[COLLECTED MATERIAL]:
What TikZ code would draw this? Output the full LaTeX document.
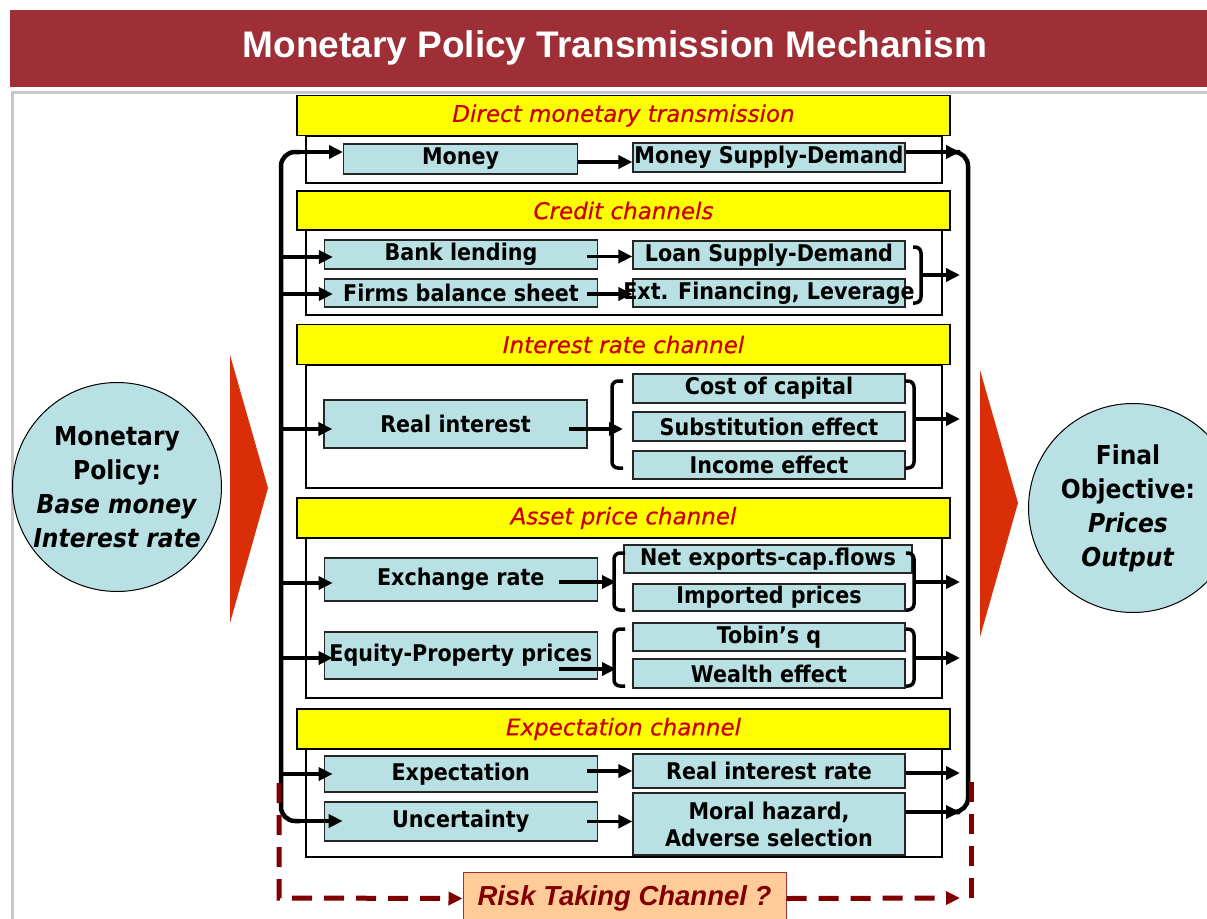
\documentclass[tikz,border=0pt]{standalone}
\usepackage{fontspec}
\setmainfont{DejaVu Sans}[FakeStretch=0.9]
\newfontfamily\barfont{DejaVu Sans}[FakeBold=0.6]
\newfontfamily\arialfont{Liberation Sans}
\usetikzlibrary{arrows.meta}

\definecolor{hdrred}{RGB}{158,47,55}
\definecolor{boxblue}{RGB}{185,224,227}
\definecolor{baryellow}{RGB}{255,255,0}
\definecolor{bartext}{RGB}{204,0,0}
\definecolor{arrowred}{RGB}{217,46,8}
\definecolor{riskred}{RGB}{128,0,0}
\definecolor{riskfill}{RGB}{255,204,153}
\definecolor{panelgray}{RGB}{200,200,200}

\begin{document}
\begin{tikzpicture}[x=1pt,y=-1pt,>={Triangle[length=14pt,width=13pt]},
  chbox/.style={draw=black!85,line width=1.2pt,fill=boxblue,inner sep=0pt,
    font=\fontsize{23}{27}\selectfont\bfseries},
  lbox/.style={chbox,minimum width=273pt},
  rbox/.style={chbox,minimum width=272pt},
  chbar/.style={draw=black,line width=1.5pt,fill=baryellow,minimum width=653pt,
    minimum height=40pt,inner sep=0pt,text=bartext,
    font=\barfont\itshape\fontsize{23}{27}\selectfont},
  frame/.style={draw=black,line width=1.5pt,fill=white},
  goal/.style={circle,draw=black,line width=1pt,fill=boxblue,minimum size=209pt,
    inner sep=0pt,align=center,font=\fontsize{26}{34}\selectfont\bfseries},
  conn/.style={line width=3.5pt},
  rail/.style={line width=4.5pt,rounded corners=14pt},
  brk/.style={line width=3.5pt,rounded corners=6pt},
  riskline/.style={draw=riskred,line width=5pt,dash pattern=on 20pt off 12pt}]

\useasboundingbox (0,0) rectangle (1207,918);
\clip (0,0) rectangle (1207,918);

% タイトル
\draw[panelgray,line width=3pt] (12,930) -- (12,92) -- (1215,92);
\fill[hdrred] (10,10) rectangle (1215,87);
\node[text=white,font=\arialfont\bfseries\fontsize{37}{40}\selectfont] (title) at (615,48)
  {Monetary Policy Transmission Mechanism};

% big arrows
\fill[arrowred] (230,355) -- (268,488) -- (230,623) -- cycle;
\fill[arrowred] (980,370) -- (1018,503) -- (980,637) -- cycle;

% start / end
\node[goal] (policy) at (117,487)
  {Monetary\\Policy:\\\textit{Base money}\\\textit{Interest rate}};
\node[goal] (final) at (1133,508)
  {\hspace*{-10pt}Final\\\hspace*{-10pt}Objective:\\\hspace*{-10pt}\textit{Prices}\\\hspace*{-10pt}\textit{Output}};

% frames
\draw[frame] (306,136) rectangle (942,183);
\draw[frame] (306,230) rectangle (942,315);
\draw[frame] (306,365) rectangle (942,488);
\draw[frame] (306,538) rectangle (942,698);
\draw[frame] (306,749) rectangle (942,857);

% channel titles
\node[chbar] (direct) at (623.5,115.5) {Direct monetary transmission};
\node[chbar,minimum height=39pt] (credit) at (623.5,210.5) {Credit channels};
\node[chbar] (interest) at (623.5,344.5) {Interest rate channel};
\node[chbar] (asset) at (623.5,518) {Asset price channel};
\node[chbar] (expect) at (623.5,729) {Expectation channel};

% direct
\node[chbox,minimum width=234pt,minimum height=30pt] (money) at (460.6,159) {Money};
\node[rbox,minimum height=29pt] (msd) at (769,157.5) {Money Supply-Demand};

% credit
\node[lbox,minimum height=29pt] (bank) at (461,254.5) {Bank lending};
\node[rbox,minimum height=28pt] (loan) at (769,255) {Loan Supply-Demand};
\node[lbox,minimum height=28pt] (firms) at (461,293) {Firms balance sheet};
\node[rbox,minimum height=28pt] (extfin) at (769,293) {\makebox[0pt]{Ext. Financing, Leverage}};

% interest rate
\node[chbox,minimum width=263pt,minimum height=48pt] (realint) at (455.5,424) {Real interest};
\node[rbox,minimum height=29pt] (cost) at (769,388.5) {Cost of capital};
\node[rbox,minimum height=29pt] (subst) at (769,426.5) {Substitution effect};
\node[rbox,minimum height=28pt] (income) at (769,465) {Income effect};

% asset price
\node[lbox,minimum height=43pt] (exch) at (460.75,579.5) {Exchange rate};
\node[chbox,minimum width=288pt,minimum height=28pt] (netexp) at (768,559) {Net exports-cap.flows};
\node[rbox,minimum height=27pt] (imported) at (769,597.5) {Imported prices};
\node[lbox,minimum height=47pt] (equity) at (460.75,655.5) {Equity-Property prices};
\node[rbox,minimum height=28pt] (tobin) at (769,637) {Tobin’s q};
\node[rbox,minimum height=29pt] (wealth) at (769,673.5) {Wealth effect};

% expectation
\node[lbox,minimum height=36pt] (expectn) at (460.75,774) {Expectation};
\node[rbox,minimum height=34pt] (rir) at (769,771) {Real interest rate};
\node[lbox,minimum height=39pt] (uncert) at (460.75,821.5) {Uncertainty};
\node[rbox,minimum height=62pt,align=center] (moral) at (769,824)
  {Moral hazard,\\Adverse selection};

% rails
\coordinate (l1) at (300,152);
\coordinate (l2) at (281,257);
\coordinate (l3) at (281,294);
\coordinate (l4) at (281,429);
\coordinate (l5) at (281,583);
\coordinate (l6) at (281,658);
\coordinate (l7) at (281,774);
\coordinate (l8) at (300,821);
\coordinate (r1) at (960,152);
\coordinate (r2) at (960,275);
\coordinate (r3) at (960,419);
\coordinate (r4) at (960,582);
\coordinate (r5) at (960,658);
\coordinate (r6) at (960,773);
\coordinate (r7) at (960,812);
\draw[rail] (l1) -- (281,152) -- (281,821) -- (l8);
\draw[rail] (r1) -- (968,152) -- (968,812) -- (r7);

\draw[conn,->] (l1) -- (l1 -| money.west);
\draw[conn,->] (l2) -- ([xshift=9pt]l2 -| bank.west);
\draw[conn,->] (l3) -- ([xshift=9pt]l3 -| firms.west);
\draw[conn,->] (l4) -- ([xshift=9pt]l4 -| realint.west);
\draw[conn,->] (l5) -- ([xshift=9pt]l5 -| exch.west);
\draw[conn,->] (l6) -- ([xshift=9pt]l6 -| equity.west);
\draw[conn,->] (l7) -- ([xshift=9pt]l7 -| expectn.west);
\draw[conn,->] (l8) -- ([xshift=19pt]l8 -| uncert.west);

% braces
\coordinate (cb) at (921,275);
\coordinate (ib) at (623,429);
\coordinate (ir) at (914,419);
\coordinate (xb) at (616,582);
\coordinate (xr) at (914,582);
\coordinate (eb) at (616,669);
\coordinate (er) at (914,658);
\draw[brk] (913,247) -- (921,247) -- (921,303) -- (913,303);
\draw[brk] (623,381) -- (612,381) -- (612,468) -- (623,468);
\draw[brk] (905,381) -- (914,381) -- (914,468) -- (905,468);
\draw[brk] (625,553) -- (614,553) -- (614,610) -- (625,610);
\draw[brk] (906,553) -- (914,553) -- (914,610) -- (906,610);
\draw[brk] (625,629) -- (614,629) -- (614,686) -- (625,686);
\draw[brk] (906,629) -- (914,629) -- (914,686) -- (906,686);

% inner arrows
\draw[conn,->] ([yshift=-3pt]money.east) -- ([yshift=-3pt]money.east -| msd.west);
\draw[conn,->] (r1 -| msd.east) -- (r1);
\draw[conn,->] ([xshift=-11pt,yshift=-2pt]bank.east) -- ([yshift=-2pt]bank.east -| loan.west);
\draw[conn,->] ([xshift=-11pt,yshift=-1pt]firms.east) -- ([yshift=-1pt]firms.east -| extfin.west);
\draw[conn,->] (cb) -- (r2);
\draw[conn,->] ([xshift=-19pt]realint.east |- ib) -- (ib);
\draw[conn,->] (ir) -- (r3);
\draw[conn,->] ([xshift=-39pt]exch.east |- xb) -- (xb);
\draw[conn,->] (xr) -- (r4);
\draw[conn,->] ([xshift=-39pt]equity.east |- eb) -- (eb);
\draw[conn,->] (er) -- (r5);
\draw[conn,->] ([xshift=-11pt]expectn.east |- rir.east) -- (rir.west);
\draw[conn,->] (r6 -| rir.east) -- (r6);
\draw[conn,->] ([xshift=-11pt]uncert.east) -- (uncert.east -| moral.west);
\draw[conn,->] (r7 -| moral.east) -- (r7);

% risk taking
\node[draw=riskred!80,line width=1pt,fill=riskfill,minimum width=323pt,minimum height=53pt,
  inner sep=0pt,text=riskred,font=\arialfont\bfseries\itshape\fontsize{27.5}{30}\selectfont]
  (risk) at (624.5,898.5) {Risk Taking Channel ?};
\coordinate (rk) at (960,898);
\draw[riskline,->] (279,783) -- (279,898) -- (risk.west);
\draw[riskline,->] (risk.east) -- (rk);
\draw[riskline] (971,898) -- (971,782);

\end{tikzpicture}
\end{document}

[INSTRUCTION]: Write out again, exactly, the lines from the start of the listing up to the line containing "width=5pt,dash pattern=on 20pt", with both ends and without pictures.

[CORRECT OUTPUT]:
What TikZ code would draw this? Output the full LaTeX document.
\documentclass[tikz,border=0pt]{standalone}
\usepackage{fontspec}
\setmainfont{DejaVu Sans}[FakeStretch=0.9]
\newfontfamily\barfont{DejaVu Sans}[FakeBold=0.6]
\newfontfamily\arialfont{Liberation Sans}
\usetikzlibrary{arrows.meta}

\definecolor{hdrred}{RGB}{158,47,55}
\definecolor{boxblue}{RGB}{185,224,227}
\definecolor{baryellow}{RGB}{255,255,0}
\definecolor{bartext}{RGB}{204,0,0}
\definecolor{arrowred}{RGB}{217,46,8}
\definecolor{riskred}{RGB}{128,0,0}
\definecolor{riskfill}{RGB}{255,204,153}
\definecolor{panelgray}{RGB}{200,200,200}

\begin{document}
\begin{tikzpicture}[x=1pt,y=-1pt,>={Triangle[length=14pt,width=13pt]},
  chbox/.style={draw=black!85,line width=1.2pt,fill=boxblue,inner sep=0pt,
    font=\fontsize{23}{27}\selectfont\bfseries},
  lbox/.style={chbox,minimum width=273pt},
  rbox/.style={chbox,minimum width=272pt},
  chbar/.style={draw=black,line width=1.5pt,fill=baryellow,minimum width=653pt,
    minimum height=40pt,inner sep=0pt,text=bartext,
    font=\barfont\itshape\fontsize{23}{27}\selectfont},
  frame/.style={draw=black,line width=1.5pt,fill=white},
  goal/.style={circle,draw=black,line width=1pt,fill=boxblue,minimum size=209pt,
    inner sep=0pt,align=center,font=\fontsize{26}{34}\selectfont\bfseries},
  conn/.style={line width=3.5pt},
  rail/.style={line width=4.5pt,rounded corners=14pt},
  brk/.style={line width=3.5pt,rounded corners=6pt},
  riskline/.style={draw=riskred,line width=5pt,dash pattern=on 20pt off 12pt}]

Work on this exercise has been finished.